Death of author Willem G. van Maanen

21 August 2012

Writer Willem G. van Maanen passed away last Friday at the age of ninety-one, his publisher De Bezige Bij announced today. Van Maanen (1920-2012) was the author of a varied and highly respected body of work in which music, theatre, fine art and architecture played an important part. In 2004 he was awarded the Constantijn Huygens Prize for his work as a whole.

Willem Gustaaf van Maanen, known as Pim, was born in Kampen on 30 September 1920 to ‘a literary family’ as he called it. His father, Willem van Maanen, was a professor of English language and literature, and when he died in 1989 the author published an obituary in which he paints a loving portrait of an enthusiastic teacher and lover of literature. ‘If there really is such a thing [as the spirit of the age] then it is a spirit that appears in many and varied guises, an “elusive something”, which is what Willem van Maanen, with all his expertise, searched after tirelessly in literature.’

The same could be said of Willem G. van Maanen’s own work. From his debut with Droom is ’t leven (Dream is Life, 1953) he set about disentangling true and apparent reality. His second novel De onrustzaaier (The Troublemaker) won him the Van der Hoogt Prize in 1955; the jury saw in his work ‘extraordinary powers of composition’, and ‘a critique of a society as hypocritical as it is complacent – successful in every sense as a result of the author’s talent, with its wealth of humour and irony’. It was followed in 1961 by the Novel Prize from the Amsterdam City Council for De dierenhater (The Animal Hater), in 1983 by the F. Bordewijk Prize for Het nichtje van Mozart (Mozart’s Niece) and in 1998 by the Charlotte Köhler Prize for Vrouw met Dobermann (Woman with Dobermann).

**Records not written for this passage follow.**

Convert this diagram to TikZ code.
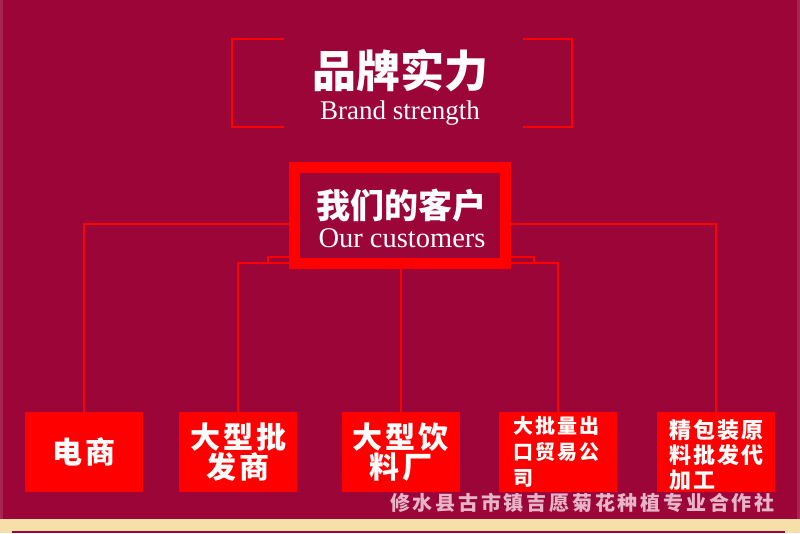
\documentclass[tikz,border=0pt]{standalone}
\usepackage{fontspec}
\setmainfont{Liberation Serif}
\newfontfamily\cjk{Noto Sans CJK SC}
\newfontfamily\cjkwide{Noto Sans CJK SC}[LetterSpace=10]
\newfontfamily\cjkfoot{Noto Sans CJK SC}[LetterSpace=14]
\usetikzlibrary{backgrounds}
\definecolor{Wine}{HTML}{9C0538}
\definecolor{WineEdge}{HTML}{A82450}
\definecolor{Scarlet}{HTML}{FF0000}
\definecolor{Sand}{HTML}{F6DFA8}
\definecolor{Blush}{HTML}{E6B6C8}

\begin{document}
\begin{tikzpicture}[x=1pt, y=-1pt,
  bracket/.style={draw=Scarlet, line width=2pt},
  link/.style={draw=Scarlet, line width=2pt},
  client/.style={fill=Scarlet, minimum width=118pt, minimum height=80pt, inner sep=0pt, text=white},
  cn/.style={text=white, font=\cjk\bfseries\fontsize{#1}{#1}\selectfont, inner sep=0pt},
  en/.style={text=white, font=\fontsize{#1}{#1}\selectfont, inner sep=0pt, anchor=base},
  boxfont/.style 2 args={font=\cjkwide\bfseries\fontsize{#1}{#2}\selectfont},
]
\useasboundingbox (0,0) rectangle (800,533);

% title
\draw[bracket] (284,39) -- (232,39) -- (232,127) -- (284,127);
\draw[bracket] (523,39) -- (572,39) -- (572,127) -- (523,127);
\node[cn=44] (title) at (400,71) {品牌实力};
\node[en=27] (subtitle) at (400,119) {Brand strength};

% hub
\node[draw=Scarlet, line width=11pt, fill=Wine, minimum width=211pt, minimum height=96pt, inner sep=0pt] (hub) at (400,215.5) {};
\node[cn=34] (hubcn) at (401,205) {我们的客户};
\node[en=28.5] (huben) at (402,247) {Our customers};

% clients
\node[client, boxfont={30}{30}] (c1) at (84,452) {电商\hspace{-3pt}};
\node[client, boxfont={30}{30}, align=center] (c2) at (238,452) {大型批\\发商};
\node[client, boxfont={30}{30}, align=center] (c3) at (400.5,452) {大型饮\\料厂};
\node[client, boxfont={20}{26}, align=left, text width=90pt] (c4) at (558,452) {大批量出\\口贸易公\\司};
\node[client, boxfont={22}{25}, align=left, text width=94pt] (c5) at (716,452) {\hspace{4pt}精包装原\\料批发代\\加工};

\node[text=Blush, font=\cjkfoot\bfseries\fontsize{20}{20}\selectfont, inner sep=0pt, anchor=east] (maker) at (775,503) {修水县古市镇吉愿菊花种植专业合作社};

\begin{scope}[on background layer]
  \fill[Wine] (0,0) rectangle (800,533);
  \fill[WineEdge] (0,0) rectangle (3,519);
  \fill[WineEdge] (797,0) rectangle (800,519);
  \fill[Sand] (0,519) rectangle (800,533);
  \fill[Wine] (12,530.5) rectangle (785,533);
  \coordinate (outerbar) at (400,224);
  \coordinate (innerbar) at (400,263);
  \coordinate (stepL) at (268,257);
  \coordinate (stepR) at (534,263);
  \draw[link] (c1.north) |- (outerbar) -| (c5.north);
  \draw[link] (c2.north) |- (innerbar) -| (c4.north);
  \draw[link] (c3.north) -- (c3.north |- hub.south);
  \draw[link] (stepL) rectangle (stepR);
\end{scope}
\end{tikzpicture}
\end{document}
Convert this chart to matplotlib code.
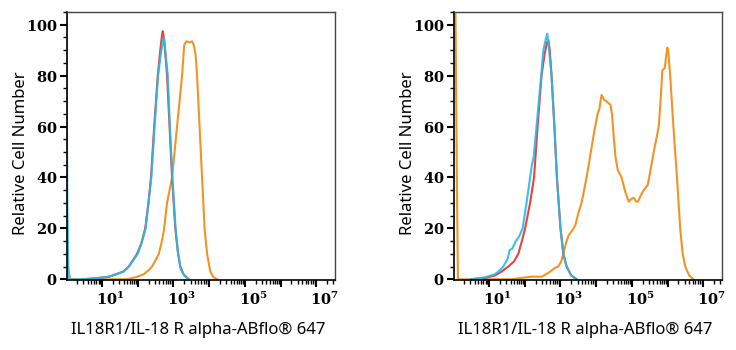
import numpy as np
import matplotlib
matplotlib.use("Agg")
import matplotlib.pyplot as plt
from matplotlib.ticker import FixedLocator, FixedFormatter, LogLocator, MultipleLocator, NullFormatter
from matplotlib.transforms import ScaledTranslation

# fontes: rótulos dos ticks em serifa negrito, títulos dos eixos em sans
plt.rcParams['mathtext.fontset'] = 'custom'
plt.rcParams['mathtext.rm'] = 'DejaVu Serif:bold'
plt.rcParams['mathtext.it'] = 'DejaVu Serif:bold'
plt.rcParams['mathtext.bf'] = 'DejaVu Serif:bold'

# --- dados (x em log10 da intensidade, y em % relativo) ---
# painel esquerdo
red_l_x = [0.45, 0.9, 1.2, 1.4, 1.6, 1.75, 1.89, 1.98, 2.1, 2.21, 2.3, 2.37, 2.46, 2.56, 2.63, 2.68, 2.70, 2.74,
           2.82, 2.89, 2.96, 3.05, 3.12, 3.19, 3.28, 3.42]
red_l_y = [0, 0.5, 1, 2, 3, 5, 8, 10, 14, 20, 30, 40, 60, 80, 90, 96, 97.5, 94,
           80, 60, 40, 20, 11, 5, 2, 0]

cyan_l_x = [0.0, 0.03, 0.06, 0.5, 0.9, 1.2, 1.4, 1.6, 1.75, 1.9, 2.0, 2.1, 2.22, 2.3, 2.38, 2.47, 2.57, 2.64,
            2.70, 2.73, 2.77, 2.84, 2.90, 2.97, 3.06, 3.13, 3.2, 3.3, 3.42]
cyan_l_y = [106, 30, 0, 0, 0.5, 1, 2, 3, 5, 8, 10, 14, 20, 30, 40, 60, 80, 88,
            93, 95, 90, 80, 60, 40, 20, 10, 4, 1.5, 0]

orange_l_x = [0.0, 0.04, 0.08, 0.12, 1.7, 1.95, 2.17, 2.3, 2.4, 2.5, 2.59, 2.66, 2.73, 2.82, 2.96, 3.10,
              3.24, 3.30, 3.36, 3.45, 3.52, 3.57, 3.62, 3.66, 3.73, 3.80, 3.87, 3.94, 4.03, 4.12, 4.22]
orange_l_y = [8, 6, 2, 0, 0, 0.8, 2, 3.5, 5, 7.5, 10, 14, 19, 30, 40, 60,
              80, 92, 93.5, 93, 93.5, 92, 88, 80, 60, 40, 20, 10, 3, 0.8, 0]

# painel direito
red_r_x = [0.5, 0.9, 1.17, 1.35, 1.54, 1.7, 1.82, 1.92, 2.01, 2.15, 2.26, 2.36, 2.47, 2.55, 2.62, 2.66, 2.70,
           2.75, 2.83, 2.90, 3.0, 3.08, 3.17, 3.3, 3.45]
red_r_y = [0, 0.5, 1.5, 3, 5, 7, 10, 15, 20, 30, 40, 60, 80, 88, 93, 94, 90,
           80, 60, 40, 20, 10, 5, 1.5, 0]

cyan_r_x = [0.5, 0.9, 1.17, 1.30, 1.40, 1.52, 1.58, 1.65, 1.75, 1.85, 1.94, 2.05, 2.15, 2.2, 2.25, 2.33, 2.46,
            2.52, 2.60, 2.63, 2.68, 2.75, 2.83, 2.90, 3.0, 3.08, 3.17, 3.3, 3.45]
cyan_r_y = [0, 0.8, 2, 3.5, 5, 8, 11.5, 12, 15, 17, 20, 30, 40, 45, 48, 60, 80,
            90, 95, 96.5, 90, 80, 60, 40, 20, 10, 5, 1.5, 0]

orange_r_x = [0.0, 0.06, 0.1, 0.13, 1.63, 1.9, 2.19, 2.47, 2.6, 2.71, 2.85, 2.94, 3.02, 3.08, 3.15, 3.22,
              3.32, 3.41, 3.5, 3.59, 3.66, 3.73, 3.79, 3.85, 3.92, 3.97, 4.04, 4.09, 4.12, 4.15, 4.22, 4.28,
              4.40, 4.44, 4.49, 4.54, 4.60, 4.71, 4.82, 4.91, 4.98, 5.05, 5.12, 5.17, 5.25, 5.33, 5.44, 5.52,
              5.61, 5.68, 5.75, 5.80, 5.85, 5.88, 5.92, 5.96, 5.99, 6.02, 6.07, 6.16, 6.26, 6.35, 6.42, 6.49,
              6.6, 6.72]
orange_r_y = [106, 106, 40, 0, 0, 0.5, 1, 1, 2, 3, 4.5, 5, 7, 10, 14, 17,
              19, 21, 26, 30, 35, 40, 45, 50, 56, 60, 65, 67, 70, 72.4, 70.5, 70,
              68.5, 65, 56, 48, 43, 40, 34, 30.5, 31.5, 32, 30.5, 30.5, 33, 35, 37, 43,
              50, 55, 60, 70, 82, 82.5, 83, 88, 91, 89, 80, 60, 40, 20, 10, 5,
              1.5, 0]

x_label = 'IL18R1/IL-18 R alpha-ABflo® 647'
y_label = 'Relative Cell Number'
decadas = [1, 2, 3, 4, 5, 6, 7]
rotulos = ['$10^{1}$', '', '$10^{3}$', '', '$10^{5}$', '', '$10^{7}$']

cor_red = '#e8433d'
cor_cyan = '#25b9e9'
cor_orange = '#f39325'

paineis = [
    (red_l_x, red_l_y, cyan_l_x, cyan_l_y, orange_l_x, orange_l_y),
    (red_r_x, red_r_y, cyan_r_x, cyan_r_y, orange_r_x, orange_r_y),
]

fig = plt.figure(figsize=(7.36, 3.5), dpi=100)
posicoes = [[67 / 736, 70 / 350, 268 / 736, 268 / 350],
            [454 / 736, 70 / 350, 268 / 736, 268 / 350]]

for pos, (rx, ry, cx, cy, ox, oy) in zip(posicoes, paineis):
    ax = fig.add_axes(pos)
    # ordem: laranja, vermelho, ciano por cima
    ax.plot(10 ** np.array(ox), oy, color=cor_orange, lw=1.5)
    ax.plot(10 ** np.array(rx), ry, color=cor_red, lw=1.5)
    ax.plot(10 ** np.array(cx), cy, color=cor_cyan, lw=1.5, alpha=0.9)

    ax.set_xscale('log')
    ax.set_xlim(10 ** 0.02, 10 ** 7.52)
    ax.set_ylim(-0.3, 105)

    ax.xaxis.set_major_locator(FixedLocator([10.0 ** d for d in decadas]))
    ax.xaxis.set_major_formatter(FixedFormatter(rotulos))
    ax.xaxis.set_minor_locator(LogLocator(base=10, subs=np.arange(2, 10), numticks=20))
    ax.xaxis.set_minor_formatter(NullFormatter())
    ax.yaxis.set_major_locator(MultipleLocator(20))
    ax.yaxis.set_minor_locator(MultipleLocator(5))

    ax.tick_params(axis='both', which='major', length=5, width=1.5, labelsize=10.5, color='black')
    ax.tick_params(axis='both', which='minor', length=3, width=1, color='black')
    ax.tick_params(axis='x', which='major', pad=3)
    ax.tick_params(axis='y', which='major', pad=2)
    ax.set_yticks([0, 20, 40, 60, 80, 100])
    ax.set_yticklabels(['$0$', '$20$', '$40$', '$60$', '$80$', '$100$'])

    # desloca os rótulos de x um pouco para a direita, como no original
    desloc = ScaledTranslation(8 / 100, 0, fig.dpi_scale_trans)
    for lab in ax.get_xticklabels():
        lab.set_transform(lab.get_transform() + desloc)

    for lado in ['top', 'right']:
        ax.spines[lado].set_color('#444444')
        ax.spines[lado].set_linewidth(1.0)
    for lado in ['bottom', 'left']:
        ax.spines[lado].set_color('black')
        ax.spines[lado].set_linewidth(1.2)

    ax.set_xlabel(x_label, family='Noto Sans', fontsize=12)
    ax.set_ylabel(y_label, family='Noto Sans', fontsize=12)
    ax.xaxis.set_label_coords(0.49, -0.155)
    ax.yaxis.set_label_coords(-0.143, 0.475)

fig.savefig('out.png', dpi=100)
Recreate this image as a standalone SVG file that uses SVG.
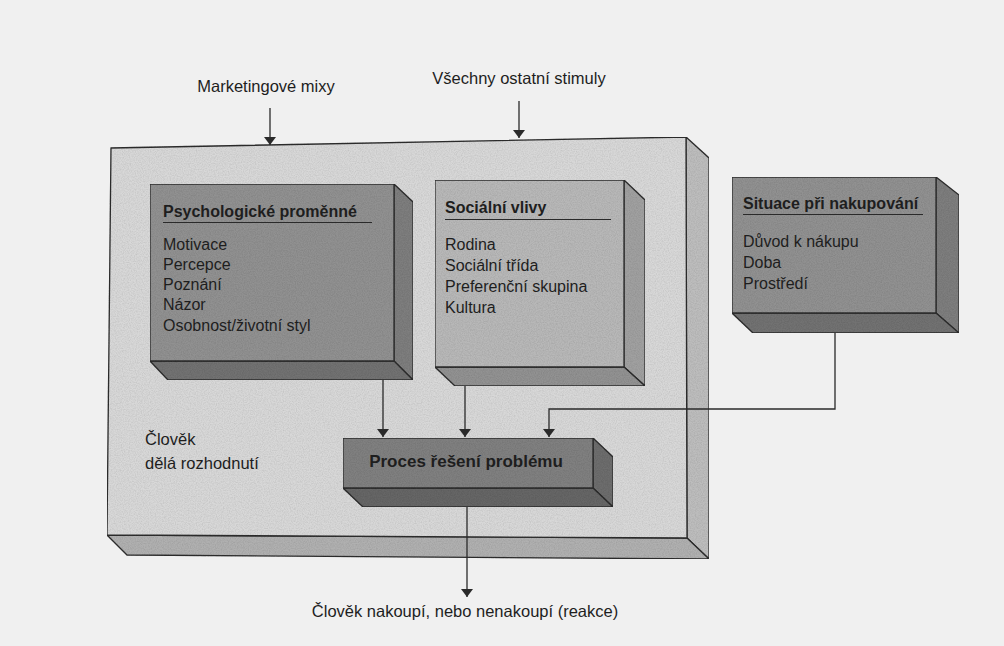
<svg xmlns="http://www.w3.org/2000/svg" width="1004" height="646" viewBox="0 0 1004 646">
  <defs>
    <marker id="arr" viewBox="0 0 8 14" refX="8" refY="7" markerWidth="8" markerHeight="14" markerUnits="userSpaceOnUse" orient="auto">
      <path d="M0,1 L8,7 L0,13 Z" fill="#2a2a2a"/>
    </marker>
    <filter id="grain" x="0" y="0" width="100%" height="100%">
      <feTurbulence type="fractalNoise" baseFrequency="0.85" numOctaves="2" seed="3" result="noise"/>
      <feColorMatrix in="noise" type="matrix" values="0 0 0 0 0  0 0 0 0 0  0 0 0 0 0  0 0 0 0.35 -0.12" result="dark"/>
      <feComposite in="dark" in2="SourceAlpha" operator="in" result="darkin"/>
      <feMerge><feMergeNode in="SourceGraphic"/><feMergeNode in="darkin"/></feMerge>
    </filter>
  </defs>
  <style>
    .edge { stroke: #2e2e2e; stroke-width: 1.3; stroke-linejoin: round; }
    .big-front { fill: #d8d8d8; }
    .big-side { fill: #bdbdbd; }
    .big-bottom { fill: #b0b0b0; }
    .dk-front { fill: #919191; }
    .dk-side { fill: #7e7e7e; }
    .dk-bottom { fill: #727272; }
    .lt-front { fill: #b8b8b8; }
    .lt-side { fill: #a0a0a0; }
    .lt-bottom { fill: #929292; }
    .pr-front { fill: #808080; }
    .pr-side { fill: #6d6d6d; }
    .pr-bottom { fill: #666666; }
    text { font-family: "Liberation Sans", Arial, sans-serif; fill: #1e1e1e; }
    .lbl { font-size: 16.5px; }
    .item { font-size: 16px; }
    .title { font-size: 16px; font-weight: bold; }
    .rule { stroke: #2a2a2a; stroke-width: 1.2; }
    .conn { fill: none; stroke: #2a2a2a; stroke-width: 1.3; }
  </style>
  <rect x="0" y="0" width="1004" height="646" fill="#f0f0f0"/>

  <g id="decision-box" filter="url(#grain)">
    <polygon class="big-side edge" points="686,137 709,158 709,559 687,538"/>
    <polygon class="big-bottom edge" points="107,535 687,538 709,559 127,555"/>
    <polygon class="big-front edge" points="111,148 686,137 687,538 107,535"/>
  </g>
  <g id="decision-label">
    <text class="lbl" x="145" y="445">Člověk</text>
    <text class="lbl" x="145" y="469">dělá rozhodnutí</text>
  </g>

  <g id="psych" filter="url(#grain)">
    <polygon class="dk-side edge" points="394,184 413,202 413,380 394,361"/>
    <polygon class="dk-bottom edge" points="150,361 394,361 413,380 168,380"/>
    <rect class="dk-front edge" x="150" y="184" width="244" height="177"/>
  </g>
  <g id="psych-text">
    <text class="title" x="163" y="217">Psychologické proměnné</text>
    <line class="rule" x1="163" y1="222.5" x2="372" y2="222.5"/>
    <text class="item" x="163" y="250">Motivace</text>
    <text class="item" x="163" y="270">Percepce</text>
    <text class="item" x="163" y="290">Poznání</text>
    <text class="item" x="163" y="310">Názor</text>
    <text class="item" x="163" y="331">Osobnost/životní styl</text>
  </g>

  <g id="social" filter="url(#grain)">
    <polygon class="lt-side edge" points="624,180 645,200 645,386 624,367"/>
    <polygon class="lt-bottom edge" points="435,367 624,367 645,386 455,386"/>
    <rect class="lt-front edge" x="435" y="180" width="189" height="187"/>
  </g>
  <g id="social-text">
    <text class="title" x="445" y="213">Sociální vlivy</text>
    <line class="rule" x1="445" y1="219.5" x2="611" y2="219.5"/>
    <text class="item" x="445" y="250">Rodina</text>
    <text class="item" x="445" y="271">Sociální třída</text>
    <text class="item" x="445" y="292">Preferenční skupina</text>
    <text class="item" x="445" y="313">Kultura</text>
  </g>

  <g id="situation" filter="url(#grain)">
    <polygon class="dk-side edge" points="936,177 959,195 959,333 936,313"/>
    <polygon class="dk-bottom edge" points="732,313 936,313 959,333 753,333"/>
    <rect class="dk-front edge" x="732" y="177" width="204" height="136"/>
  </g>
  <g id="situation-text">
    <text class="title" x="743" y="209">Situace při nakupování</text>
    <line class="rule" x1="743" y1="214.5" x2="923" y2="214.5"/>
    <text class="item" x="743" y="247">Důvod k nákupu</text>
    <text class="item" x="743" y="268">Doba</text>
    <text class="item" x="743" y="289">Prostředí</text>
  </g>

  <g id="process" filter="url(#grain)">
    <polygon class="pr-side edge" points="593,438 613,457 613,507 593,488"/>
    <polygon class="pr-bottom edge" points="343,488 593,488 613,507 363,507"/>
    <rect class="pr-front edge" x="343" y="438" width="250" height="50"/>
  </g>
  <g id="process-text">
    <text class="title" x="466" y="467" text-anchor="middle" style="font-size:17px">Proces řešení problému</text>
  </g>

  <g id="external-labels">
    <text class="lbl" x="266" y="92" text-anchor="middle">Marketingové mixy</text>
    <text class="lbl" x="519" y="84" text-anchor="middle">Všechny ostatní stimuly</text>
    <text class="lbl" x="465" y="617" text-anchor="middle">Člověk nakoupí, nebo nenakoupí (reakce)</text>
  </g>

  <g id="connectors">
    <line class="conn" x1="270" y1="108" x2="270" y2="145" marker-end="url(#arr)"/>
    <line class="conn" x1="519" y1="101" x2="519" y2="138" marker-end="url(#arr)"/>
    <line class="conn" x1="383" y1="380" x2="383" y2="437" marker-end="url(#arr)"/>
    <line class="conn" x1="465" y1="386" x2="465" y2="437" marker-end="url(#arr)"/>
    <path class="conn" d="M835,333 V409 H549 V437" marker-end="url(#arr)"/>
    <line class="conn" x1="467" y1="507" x2="467" y2="597" marker-end="url(#arr)"/>
  </g>
</svg>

In 2007 he published the novel Heb lief en zie niet om (Love and Don’t Look Back), set during the Second World War. In an interview for de Volkskrant he said it was the last book he would write about that period, which amounted to a ‘decisive experience’ for him, ‘above all because you could look at people and see what they were worth. […] That differentiation determined my image of humanity to a great degree, and my authorship.’ During the Second World War, Van Maanen was in the resistance and he also provided Jews with a place to hide. After the war he worked as a journalist for the Amersfoortse Courant and later for Radio Netherlands Worldwide. Heb lief en zie niet om was extremely favourably received and considered for both the Libris Literature Prize and the AKO Literature Prize. A year later his three best novellas were published under the title Een onderscheiding en andere novellen (A Distinction and Other Novellas). With Bagatellen (Triflings) Willem G. van Maanen returned in 2010 to the short story. ‘I had good reasons for choosing that title,’ he said in an interview on ‘It’s intended to create the impression that it was all done with a light touch. I’m not someone who entrenches himself in profundities.’

The work of Van Maanen was supported almost from the start from the Foundation with grants and supplementary honoraria. He was also active as a committee member, advising the Foundation on both original and translated work.